There is one problem with this chart: it includes the contribution of AAPL’s debt, because while pundits are quick to praise AAPL’s cash, they forget that starting in Q3 2013 AAPL also started loading up on debt, first $17 billion, and as of this quarter, the debt has now grown to $29 billion.
Why? For the simple reason that the bulk of AAPL’s cash hoard has been held offshore since 2009, and only $18.4 billion, or the least since September 2010, was on the domestic books as of the March 31 quarter (the June 30 update won’t be available until the 10-Q is filed).
Clearly, AAPL doesn’t want to pay cash taxes on its repatriated cash, so for the past year it has been issuing debt instead to fund dividends and buybacks. Which also means that one has to net out the debt when looking at the firm’s net cash level.
It is this – Apple’s cash net of its debt – which is shown on the chart below. Contrary to the chart at the top, it shows that Apple’s cash has actually not increased at all in the past 7 quarters, and at June 30 was $135 billion, below the $137 billion AAPL had in December 2012 when it launched its aggressive “shareholder friendly” strategy in the form of massive dividends and stock buybacks.

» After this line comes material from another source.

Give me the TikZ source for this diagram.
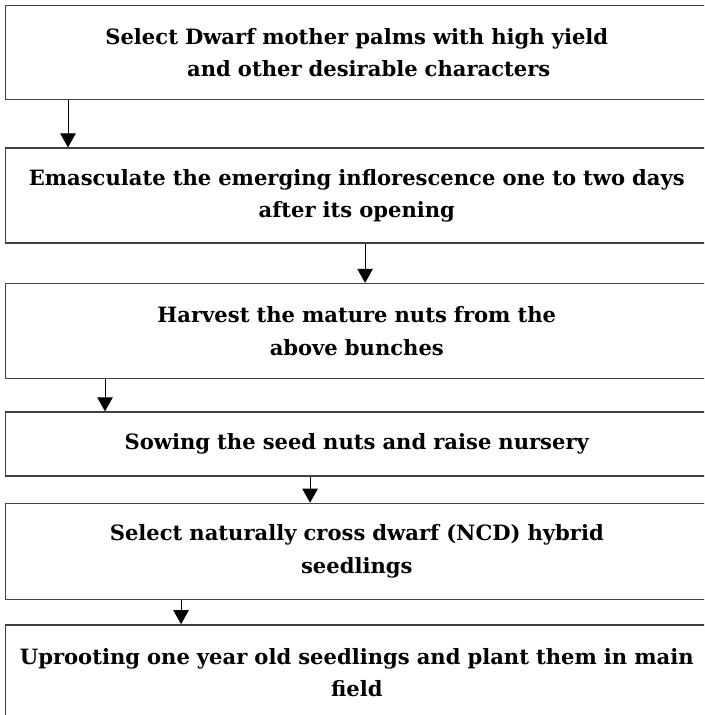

The good news is that for now, courtesy of its massive cash cushion, any incremental debt is merely a blip, but what was $0 less than two years ago has promptly grown to $29 billion, a far faster pace of growth than AAPL’s own organice cash creation. At this rate, in a year or two, even S&P may start asking if AAPL’s AA+ rated debt is truly worth the same rating as the US itself.